The organization names this uncertainty clearly. Because of the privacy properties of Orchard and the nature of the bug, no clear cryptographic way exists to determine whether exploitation occurred earlier. Equally important to the organization is transparency about this uncertainty.
Thus, a structural core problem moves to the center, one that is not specific to Zcash. The same cryptography that hides balances makes it impossible to prove bug abuse from the chain alone. For example, Monero experienced a comparable inflation bug in 2017, which allowed double spends through manipulated key images. There too, a retroactive verification of the supply remained out of reach. Consequently, privacy coins face a conflict between anonymity and verifiable scarcity that the Orchard affair makes visible once again. Critics also point out that a small group of developers, miners, and exchanges coordinated the confidential emergency fix. As a result, the response exposes a centralization risk.
Shielded Labs plans an upgrade for supply verification
In response to the loss of trust, Shielded Labs proposes another network upgrade. The plan includes a new shielded pool as well as turnstile accounting for all coins flowing out of the Orchard pool. Turnstile accounting is a Zcash concept established since the Sapling upgrade of 2018. Specifically, when coins must migrate from an old pool into a new one, the total sum can be verified without disclosing individual transactions. As a result, anyone could independently check the ZEC supply.
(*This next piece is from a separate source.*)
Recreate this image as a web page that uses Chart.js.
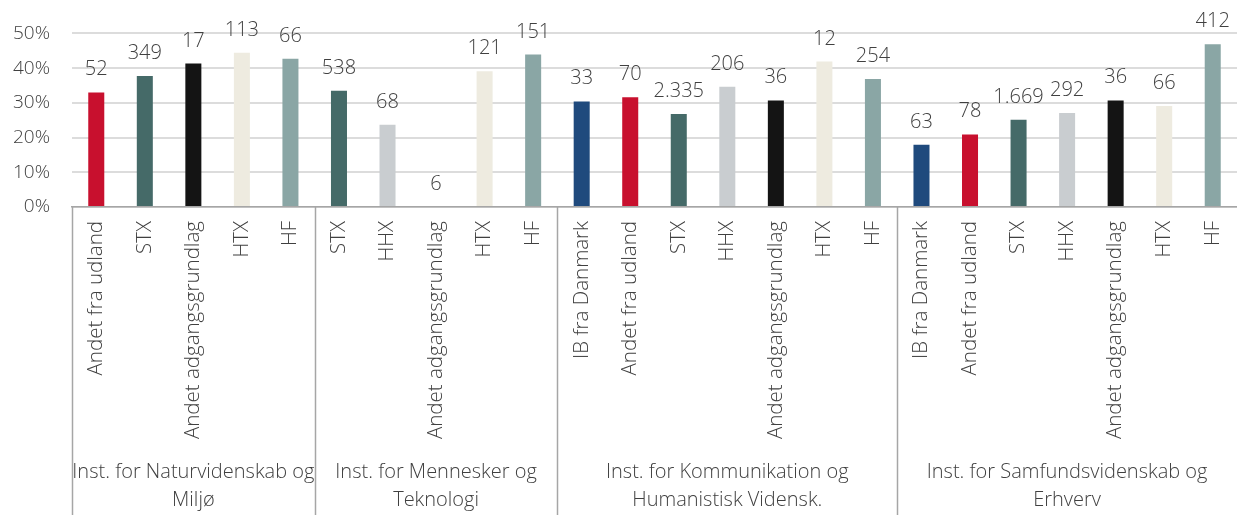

The organization plans to publish details of the proposal in the following week. First, however, the upgrade must gain community support and pass through the Zcash governance process. At the same time, Shielded Labs announces further collaboration with Hornby. In addition, the team launches a formal-verification project intended to prove the Orchard circuit's correctness mathematically, along with new positions for a Head of Security and a Cryptographer.
Technically, the bug is already fixed. An emergency soft fork disabled the Orchard pool, and the later NU6.2 hard fork reactivated it with a corrected circuit. However, the retroactive trust problem remains, and the proposed upgrade addresses exactly this gap.